■ Problem to work on:
Nothing but the lines from the top of the data to the line holding "80, 90, 100];" should be printed, word for word and both ends included; leave the pictures out.

■ Source data:

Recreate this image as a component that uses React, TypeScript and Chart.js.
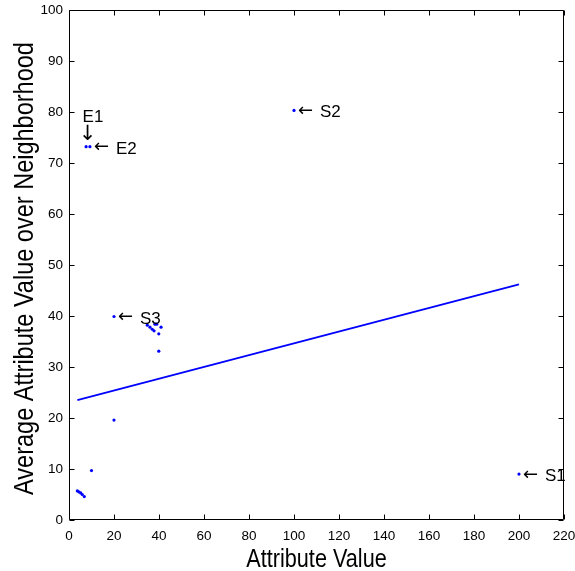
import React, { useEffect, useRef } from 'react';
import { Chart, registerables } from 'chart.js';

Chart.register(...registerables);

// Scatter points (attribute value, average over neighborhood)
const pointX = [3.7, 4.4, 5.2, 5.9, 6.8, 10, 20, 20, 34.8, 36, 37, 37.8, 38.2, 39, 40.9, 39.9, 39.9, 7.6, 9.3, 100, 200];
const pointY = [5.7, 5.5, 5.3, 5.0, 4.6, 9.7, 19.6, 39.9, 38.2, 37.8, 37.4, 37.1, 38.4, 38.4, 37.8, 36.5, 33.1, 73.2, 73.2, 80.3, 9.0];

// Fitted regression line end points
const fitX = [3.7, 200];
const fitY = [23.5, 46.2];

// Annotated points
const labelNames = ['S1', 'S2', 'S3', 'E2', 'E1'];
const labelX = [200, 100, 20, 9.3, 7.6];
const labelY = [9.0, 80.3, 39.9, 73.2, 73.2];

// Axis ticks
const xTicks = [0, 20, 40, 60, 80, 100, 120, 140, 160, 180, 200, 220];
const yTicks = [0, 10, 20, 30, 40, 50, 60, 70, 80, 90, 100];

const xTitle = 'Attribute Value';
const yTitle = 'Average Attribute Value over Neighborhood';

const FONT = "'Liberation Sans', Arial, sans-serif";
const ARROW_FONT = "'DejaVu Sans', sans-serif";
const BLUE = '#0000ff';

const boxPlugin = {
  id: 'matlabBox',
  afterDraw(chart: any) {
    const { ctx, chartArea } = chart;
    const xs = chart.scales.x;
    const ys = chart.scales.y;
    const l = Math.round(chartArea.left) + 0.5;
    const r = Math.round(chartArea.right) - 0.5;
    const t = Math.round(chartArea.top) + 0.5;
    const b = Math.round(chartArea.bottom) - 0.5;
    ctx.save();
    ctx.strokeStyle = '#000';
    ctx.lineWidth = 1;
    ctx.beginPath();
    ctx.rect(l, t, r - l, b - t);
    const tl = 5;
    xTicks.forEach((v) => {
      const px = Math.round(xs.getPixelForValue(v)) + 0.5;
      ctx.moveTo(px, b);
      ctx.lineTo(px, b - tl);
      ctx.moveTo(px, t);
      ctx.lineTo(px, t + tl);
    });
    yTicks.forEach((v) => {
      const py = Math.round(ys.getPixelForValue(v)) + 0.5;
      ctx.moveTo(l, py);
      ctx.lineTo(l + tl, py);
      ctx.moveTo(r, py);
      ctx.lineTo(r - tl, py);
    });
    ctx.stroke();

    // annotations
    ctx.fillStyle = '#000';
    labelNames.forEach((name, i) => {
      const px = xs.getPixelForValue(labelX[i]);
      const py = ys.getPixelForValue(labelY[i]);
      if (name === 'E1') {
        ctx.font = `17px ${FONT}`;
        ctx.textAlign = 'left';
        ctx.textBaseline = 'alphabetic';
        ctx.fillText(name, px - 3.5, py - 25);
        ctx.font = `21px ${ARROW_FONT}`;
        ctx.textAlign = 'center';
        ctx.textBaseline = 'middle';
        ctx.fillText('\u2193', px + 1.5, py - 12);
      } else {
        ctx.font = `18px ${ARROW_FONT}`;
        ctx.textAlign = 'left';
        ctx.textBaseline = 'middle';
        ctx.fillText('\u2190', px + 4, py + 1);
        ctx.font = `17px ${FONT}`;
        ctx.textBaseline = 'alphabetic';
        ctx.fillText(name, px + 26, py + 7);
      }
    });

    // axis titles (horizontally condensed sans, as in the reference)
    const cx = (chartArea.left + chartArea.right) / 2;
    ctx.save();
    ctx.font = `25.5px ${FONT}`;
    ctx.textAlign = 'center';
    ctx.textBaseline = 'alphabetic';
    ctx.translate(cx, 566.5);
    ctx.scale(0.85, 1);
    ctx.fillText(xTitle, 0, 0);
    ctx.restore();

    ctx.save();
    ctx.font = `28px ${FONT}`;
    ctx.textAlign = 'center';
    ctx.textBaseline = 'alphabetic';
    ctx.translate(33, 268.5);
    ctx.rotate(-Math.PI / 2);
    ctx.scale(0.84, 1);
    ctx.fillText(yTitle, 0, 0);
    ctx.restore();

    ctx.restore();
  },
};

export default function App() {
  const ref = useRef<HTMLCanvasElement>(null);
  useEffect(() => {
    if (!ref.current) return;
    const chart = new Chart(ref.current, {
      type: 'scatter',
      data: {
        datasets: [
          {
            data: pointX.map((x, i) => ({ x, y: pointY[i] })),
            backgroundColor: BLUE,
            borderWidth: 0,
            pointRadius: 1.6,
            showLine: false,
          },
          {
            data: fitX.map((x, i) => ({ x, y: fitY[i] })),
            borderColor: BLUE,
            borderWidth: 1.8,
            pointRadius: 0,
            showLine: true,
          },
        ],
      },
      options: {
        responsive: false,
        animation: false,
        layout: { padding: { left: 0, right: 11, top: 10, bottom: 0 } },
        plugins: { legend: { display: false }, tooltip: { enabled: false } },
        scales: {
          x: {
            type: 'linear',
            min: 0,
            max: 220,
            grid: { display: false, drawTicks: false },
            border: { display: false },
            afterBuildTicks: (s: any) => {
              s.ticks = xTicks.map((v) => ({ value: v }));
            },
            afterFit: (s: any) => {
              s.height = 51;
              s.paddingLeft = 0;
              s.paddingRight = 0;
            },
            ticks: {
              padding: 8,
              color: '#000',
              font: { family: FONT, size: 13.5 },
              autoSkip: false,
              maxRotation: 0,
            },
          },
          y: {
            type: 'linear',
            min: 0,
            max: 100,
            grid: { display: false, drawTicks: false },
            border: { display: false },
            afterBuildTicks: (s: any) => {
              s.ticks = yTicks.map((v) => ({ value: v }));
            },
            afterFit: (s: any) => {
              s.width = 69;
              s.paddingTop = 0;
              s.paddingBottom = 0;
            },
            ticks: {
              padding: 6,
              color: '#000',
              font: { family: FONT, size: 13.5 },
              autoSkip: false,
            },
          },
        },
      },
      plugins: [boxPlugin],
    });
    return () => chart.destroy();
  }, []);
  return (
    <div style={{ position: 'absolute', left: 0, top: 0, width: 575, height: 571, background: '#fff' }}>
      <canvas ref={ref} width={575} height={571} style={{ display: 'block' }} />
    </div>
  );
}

■ Exercise output:
Recreate this image as a component that uses React, TypeScript and Chart.js.
import React, { useEffect, useRef } from 'react';
import { Chart, registerables } from 'chart.js';

Chart.register(...registerables);

// Scatter points (attribute value, average over neighborhood)
const pointX = [3.7, 4.4, 5.2, 5.9, 6.8, 10, 20, 20, 34.8, 36, 37, 37.8, 38.2, 39, 40.9, 39.9, 39.9, 7.6, 9.3, 100, 200];
const pointY = [5.7, 5.5, 5.3, 5.0, 4.6, 9.7, 19.6, 39.9, 38.2, 37.8, 37.4, 37.1, 38.4, 38.4, 37.8, 36.5, 33.1, 73.2, 73.2, 80.3, 9.0];

// Fitted regression line end points
const fitX = [3.7, 200];
const fitY = [23.5, 46.2];

// Annotated points
const labelNames = ['S1', 'S2', 'S3', 'E2', 'E1'];
const labelX = [200, 100, 20, 9.3, 7.6];
const labelY = [9.0, 80.3, 39.9, 73.2, 73.2];

// Axis ticks
const xTicks = [0, 20, 40, 60, 80, 100, 120, 140, 160, 180, 200, 220];
const yTicks = [0, 10, 20, 30, 40, 50, 60, 70, 80, 90, 100];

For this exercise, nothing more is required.